Nam prik pao (Thai chili paste)


  • 3 shallots
  • 5 cloves of garlic
  • 2-3 dried chilis
  • 3 shiitake mushrooms
  • 1 fresh chili
  • 1 tbsp tamarind paste
  • 2 tsp brown sugar
  • 1 tbsp fish sauce
  • 1 tsp Lemongrass paste
  • Thumb sized piece of ginger
  • Handful of coriander leaves
  • Juice of a lime
  • 1 spring onion
  • 1 tbsp sunflower oil


  1. Roast shallots 180C for 10 mins – add garlic and continue roasting for 10 mins.
  2. Lightly toast the dried chilis (I used Ancho or Guauilla & Mulato).
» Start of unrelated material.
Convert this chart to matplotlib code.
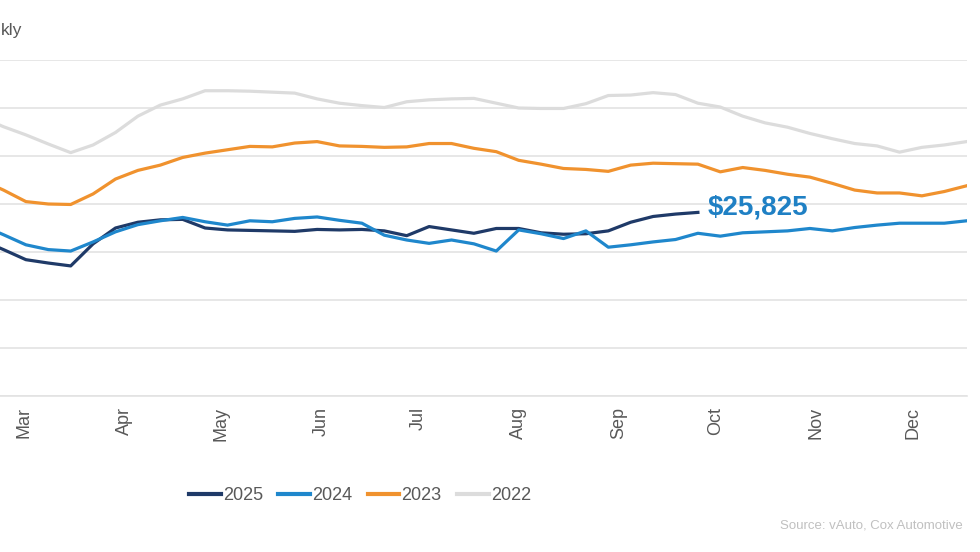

  3. Rinse the dried shitake mushrooms.
  4. Rehydrate the dried chilis and shitake mushrooms by soaking in boiled water for 15 minutes.
  5. Blend the rehydrated chilis to a fine paste.
  6. Blend (everything except the oil) to a paste.
  7. Taste and add sugar or fish sauce.
  8. Heat the oil a large heavy bottom pan over medium heat.
  9. Cook the paste, stirring frequently, until it becomes fragrant and turns dark. This can take about 20 minutes.
  10. Taste one last time and adjust, to taste.